Teams come from all over the country to compete in The Great Food Truck Race, bringing with them a wide range of culinary creativity. From grilled cheese to Australian barbecue to gourmet waffles, the food truck teams have proven that when it is done right, no delicious dish is too specific to deserve its own truck.

The Great Food Truck Race puts teams through unpredictable challenges each week to earn points and advance. In the end, only one food truck team will win the grand prize. Each week, viewers see the mistakes that cost some teams their dreams as well as the innovative decisions the winners make in order to succeed.

The trucks start out in California and move across the country to the east coast, stopping in a different city each week to serve their best creations to a new crowd of hungry locals.

According to the rules of the game, the weekly goal is simple: have the most money in the cash box before elimination time. Along the way, the teams face challenges—Truck Stops and Speed Bumps—that either penalize or propel a food truck in the overall standings.

During Truck Stops for instance, the teams compete in mini challenges established to test their ingenuity, decision-making, and creativity. Past Truck Stops include selling a meal inspired by the local cuisine in Manhattan, KS for five dollars or less, creating a five-course meal using only supplies and utensils from the frontier era, and making a dish using prickly pear cactus as a main ingredient.

The winner of each Truck Stop challenge gets a bonus that protects them in the main elimination round, such as extra money in the team till, access to a prime selling location, or additional time to do business.

Speed Bumps are also random penalties that negatively affect all the teams, making it challenging for them to prepare their signature dishes or to meet their sales goals. These penalties measure how well each truck handles adversity and makes the best of an unexpected situation.

Within the past several seasons, Speed Bump penalties have included rules that all trucks could only serve vegan food for the week, the teams had to make the supplies they had on their trucks last all day long without restocking, or that everything on the menu had to be sold for less than two dollars.
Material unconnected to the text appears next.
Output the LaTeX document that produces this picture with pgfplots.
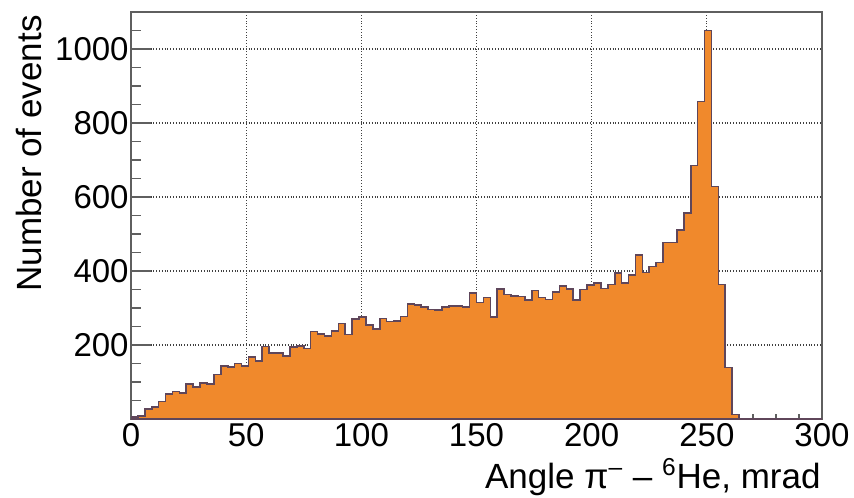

The Great Food Truck Race offers valuable insights into the dos and don’ts of running a food truck. Even though the show is certainly sensationalized—what “reality” show isn’t—it provides some context to real life situations that you can study and judge.

Conclusion

Irrespective of personal circumstances, every food truck owner on the show chooses to invest in the experience as a means of pursuing his or her dream. Each one faces the likelihood of returning home empty handed. And yet, they competed anyway—for love of the food truck life. When teams are eliminated, most say the same thing: the experience was definitely worth it.